** start SOURCE EXCERPT **

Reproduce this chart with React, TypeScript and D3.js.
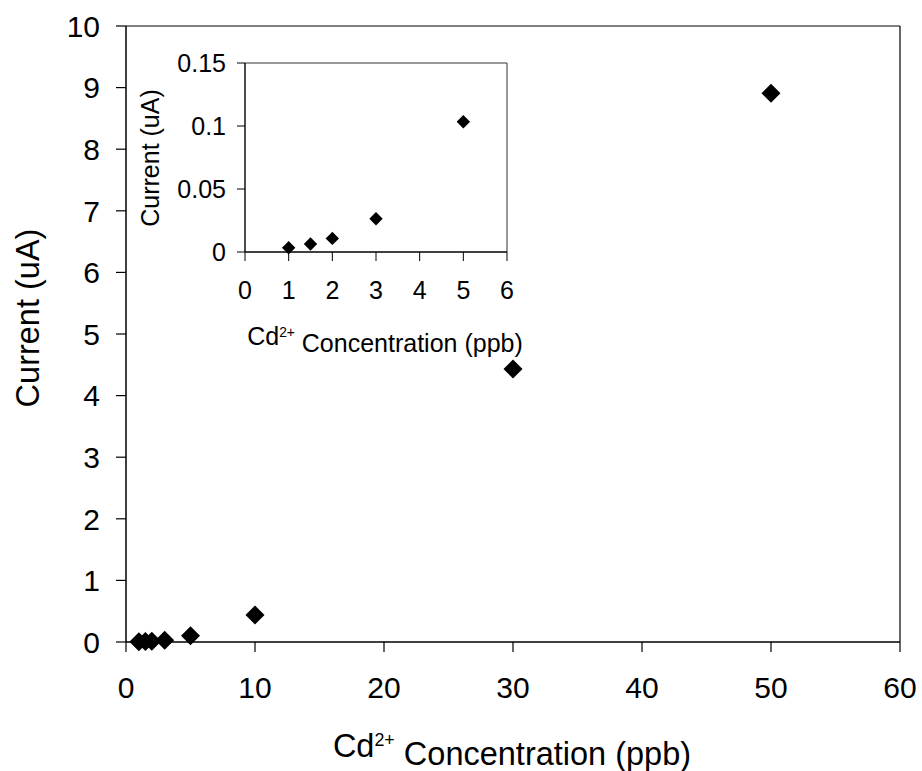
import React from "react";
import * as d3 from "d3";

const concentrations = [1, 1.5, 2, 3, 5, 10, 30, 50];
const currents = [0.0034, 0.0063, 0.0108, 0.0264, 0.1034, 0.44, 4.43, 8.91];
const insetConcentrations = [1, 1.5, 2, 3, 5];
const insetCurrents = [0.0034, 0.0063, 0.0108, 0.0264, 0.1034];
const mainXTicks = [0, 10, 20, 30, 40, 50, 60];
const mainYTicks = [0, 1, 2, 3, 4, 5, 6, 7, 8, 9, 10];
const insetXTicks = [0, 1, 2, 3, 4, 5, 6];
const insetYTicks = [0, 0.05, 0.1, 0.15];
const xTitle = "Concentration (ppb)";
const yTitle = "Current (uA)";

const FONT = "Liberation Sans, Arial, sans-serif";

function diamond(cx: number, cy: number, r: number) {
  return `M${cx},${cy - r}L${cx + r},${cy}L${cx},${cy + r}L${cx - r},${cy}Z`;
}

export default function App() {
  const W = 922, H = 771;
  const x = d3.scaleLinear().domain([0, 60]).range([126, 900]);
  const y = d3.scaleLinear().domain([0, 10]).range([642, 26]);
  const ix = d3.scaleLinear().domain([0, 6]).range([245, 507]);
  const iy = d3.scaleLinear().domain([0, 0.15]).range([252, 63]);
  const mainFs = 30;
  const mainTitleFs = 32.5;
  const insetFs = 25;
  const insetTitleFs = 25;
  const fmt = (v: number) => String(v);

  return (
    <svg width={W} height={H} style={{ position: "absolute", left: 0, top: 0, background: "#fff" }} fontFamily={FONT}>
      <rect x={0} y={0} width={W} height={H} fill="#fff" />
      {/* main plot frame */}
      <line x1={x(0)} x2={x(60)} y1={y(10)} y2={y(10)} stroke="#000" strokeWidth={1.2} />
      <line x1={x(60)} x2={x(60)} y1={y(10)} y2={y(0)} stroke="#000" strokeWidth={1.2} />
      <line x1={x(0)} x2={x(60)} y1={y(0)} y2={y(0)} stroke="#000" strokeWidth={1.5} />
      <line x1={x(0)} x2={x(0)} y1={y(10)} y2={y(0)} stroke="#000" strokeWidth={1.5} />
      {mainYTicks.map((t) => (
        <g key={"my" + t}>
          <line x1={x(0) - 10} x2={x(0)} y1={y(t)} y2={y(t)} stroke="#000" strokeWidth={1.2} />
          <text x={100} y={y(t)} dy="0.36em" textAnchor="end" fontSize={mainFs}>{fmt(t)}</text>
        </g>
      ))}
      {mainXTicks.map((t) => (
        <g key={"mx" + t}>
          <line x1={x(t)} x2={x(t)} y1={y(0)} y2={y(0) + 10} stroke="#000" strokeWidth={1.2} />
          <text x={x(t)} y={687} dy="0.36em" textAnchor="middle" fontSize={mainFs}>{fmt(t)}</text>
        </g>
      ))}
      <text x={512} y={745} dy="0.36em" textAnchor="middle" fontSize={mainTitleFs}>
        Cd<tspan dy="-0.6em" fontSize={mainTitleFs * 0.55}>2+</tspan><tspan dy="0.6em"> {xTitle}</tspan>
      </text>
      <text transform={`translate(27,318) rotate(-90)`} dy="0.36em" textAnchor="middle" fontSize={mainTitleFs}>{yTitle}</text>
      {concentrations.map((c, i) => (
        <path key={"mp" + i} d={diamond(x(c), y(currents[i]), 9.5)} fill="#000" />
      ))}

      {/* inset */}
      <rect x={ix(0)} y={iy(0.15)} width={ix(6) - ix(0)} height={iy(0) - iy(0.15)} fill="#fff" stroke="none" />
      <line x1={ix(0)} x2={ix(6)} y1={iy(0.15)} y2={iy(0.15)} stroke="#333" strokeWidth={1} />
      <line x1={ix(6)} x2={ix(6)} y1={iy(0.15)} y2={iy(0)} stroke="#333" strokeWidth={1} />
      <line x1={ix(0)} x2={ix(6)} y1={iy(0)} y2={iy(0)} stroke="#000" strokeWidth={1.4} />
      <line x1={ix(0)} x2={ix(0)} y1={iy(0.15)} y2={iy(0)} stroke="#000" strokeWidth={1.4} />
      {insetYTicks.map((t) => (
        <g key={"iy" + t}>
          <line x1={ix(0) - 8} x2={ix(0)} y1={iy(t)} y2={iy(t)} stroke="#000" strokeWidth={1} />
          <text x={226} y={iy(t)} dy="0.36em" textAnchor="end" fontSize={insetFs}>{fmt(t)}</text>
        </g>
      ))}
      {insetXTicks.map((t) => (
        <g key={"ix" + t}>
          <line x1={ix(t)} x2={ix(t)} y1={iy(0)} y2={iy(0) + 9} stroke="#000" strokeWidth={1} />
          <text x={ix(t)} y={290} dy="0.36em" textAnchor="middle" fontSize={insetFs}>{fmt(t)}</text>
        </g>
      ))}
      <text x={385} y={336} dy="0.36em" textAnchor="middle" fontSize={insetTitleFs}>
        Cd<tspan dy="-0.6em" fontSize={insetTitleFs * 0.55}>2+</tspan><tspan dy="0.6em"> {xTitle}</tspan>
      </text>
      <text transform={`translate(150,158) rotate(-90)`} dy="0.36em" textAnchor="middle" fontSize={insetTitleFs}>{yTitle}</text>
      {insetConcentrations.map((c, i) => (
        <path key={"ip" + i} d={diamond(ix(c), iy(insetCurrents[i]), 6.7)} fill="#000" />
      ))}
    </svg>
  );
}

** end SOURCE EXCERPT **

REQUIREMENT ::
From the opening line of the listing above through the line bearing "import * as", repeat each line exactly. Drop every picture.

ANSWER TO THE EXERCISE ::
Reproduce this chart with React, TypeScript and D3.js.
import React from "react";
import * as d3 from "d3";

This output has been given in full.